Source material:

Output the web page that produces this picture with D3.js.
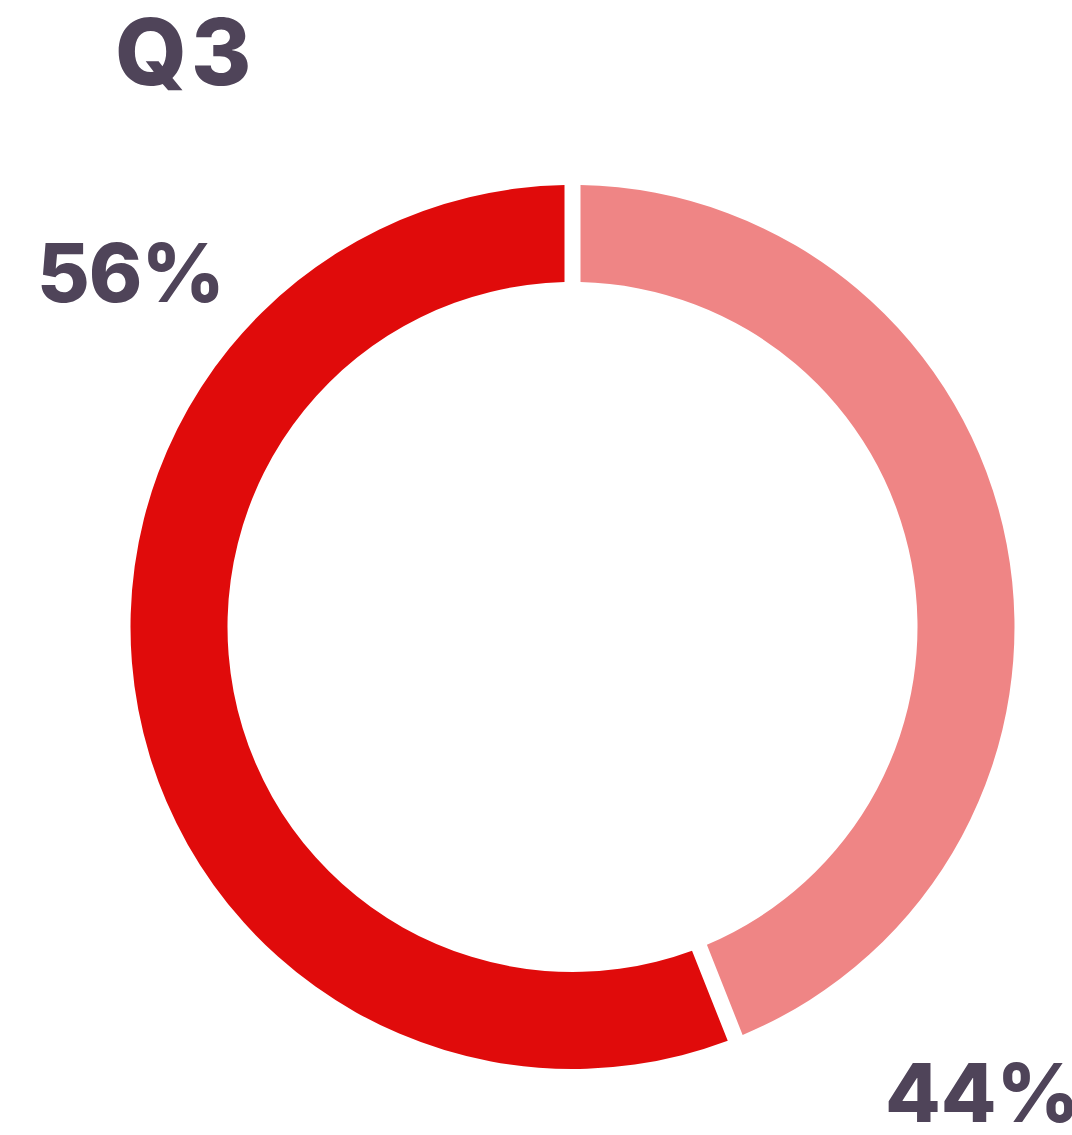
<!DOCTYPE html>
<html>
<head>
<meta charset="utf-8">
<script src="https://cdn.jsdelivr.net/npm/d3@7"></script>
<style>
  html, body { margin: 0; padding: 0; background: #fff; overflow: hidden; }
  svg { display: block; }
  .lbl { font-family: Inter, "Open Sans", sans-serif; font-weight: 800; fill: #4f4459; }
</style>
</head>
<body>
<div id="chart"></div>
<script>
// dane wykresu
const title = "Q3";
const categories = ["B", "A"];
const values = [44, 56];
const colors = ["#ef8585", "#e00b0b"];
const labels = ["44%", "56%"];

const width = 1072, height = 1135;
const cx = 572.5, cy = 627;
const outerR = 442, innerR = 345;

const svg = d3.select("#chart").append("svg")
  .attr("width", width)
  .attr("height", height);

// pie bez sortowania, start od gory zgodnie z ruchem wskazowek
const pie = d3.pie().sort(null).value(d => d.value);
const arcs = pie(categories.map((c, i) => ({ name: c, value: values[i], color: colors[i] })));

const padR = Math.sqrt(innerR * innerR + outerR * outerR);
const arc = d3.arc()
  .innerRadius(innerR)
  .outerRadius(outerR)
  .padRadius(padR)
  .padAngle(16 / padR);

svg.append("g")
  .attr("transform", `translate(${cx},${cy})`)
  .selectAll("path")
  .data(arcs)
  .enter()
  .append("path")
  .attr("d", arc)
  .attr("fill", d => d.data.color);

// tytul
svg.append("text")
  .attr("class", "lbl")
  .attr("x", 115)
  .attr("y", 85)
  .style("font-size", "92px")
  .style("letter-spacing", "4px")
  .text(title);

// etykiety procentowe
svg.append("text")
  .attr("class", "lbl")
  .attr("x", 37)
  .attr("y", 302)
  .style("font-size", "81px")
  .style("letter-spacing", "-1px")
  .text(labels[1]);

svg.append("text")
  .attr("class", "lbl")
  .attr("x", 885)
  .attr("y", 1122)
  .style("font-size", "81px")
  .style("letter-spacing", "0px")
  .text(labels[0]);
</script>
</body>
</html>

What to produce: Repeat the listing in full and exactly. Leave any pictures out.

Answer to this task:
Output the web page that produces this picture with D3.js.
<!DOCTYPE html>
<html>
<head>
<meta charset="utf-8">
<script src="https://cdn.jsdelivr.net/npm/d3@7"></script>
<style>
  html, body { margin: 0; padding: 0; background: #fff; overflow: hidden; }
  svg { display: block; }
  .lbl { font-family: Inter, "Open Sans", sans-serif; font-weight: 800; fill: #4f4459; }
</style>
</head>
<body>
<div id="chart"></div>
<script>
// dane wykresu
const title = "Q3";
const categories = ["B", "A"];
const values = [44, 56];
const colors = ["#ef8585", "#e00b0b"];
const labels = ["44%", "56%"];

const width = 1072, height = 1135;
const cx = 572.5, cy = 627;
const outerR = 442, innerR = 345;

const svg = d3.select("#chart").append("svg")
  .attr("width", width)
  .attr("height", height);

// pie bez sortowania, start od gory zgodnie z ruchem wskazowek
const pie = d3.pie().sort(null).value(d => d.value);
const arcs = pie(categories.map((c, i) => ({ name: c, value: values[i], color: colors[i] })));

const padR = Math.sqrt(innerR * innerR + outerR * outerR);
const arc = d3.arc()
  .innerRadius(innerR)
  .outerRadius(outerR)
  .padRadius(padR)
  .padAngle(16 / padR);

svg.append("g")
  .attr("transform", `translate(${cx},${cy})`)
  .selectAll("path")
  .data(arcs)
  .enter()
  .append("path")
  .attr("d", arc)
  .attr("fill", d => d.data.color);

// tytul
svg.append("text")
  .attr("class", "lbl")
  .attr("x", 115)
  .attr("y", 85)
  .style("font-size", "92px")
  .style("letter-spacing", "4px")
  .text(title);

// etykiety procentowe
svg.append("text")
  .attr("class", "lbl")
  .attr("x", 37)
  .attr("y", 302)
  .style("font-size", "81px")
  .style("letter-spacing", "-1px")
  .text(labels[1]);

svg.append("text")
  .attr("class", "lbl")
  .attr("x", 885)
  .attr("y", 1122)
  .style("font-size", "81px")
  .style("letter-spacing", "0px")
  .text(labels[0]);
</script>
</body>
</html>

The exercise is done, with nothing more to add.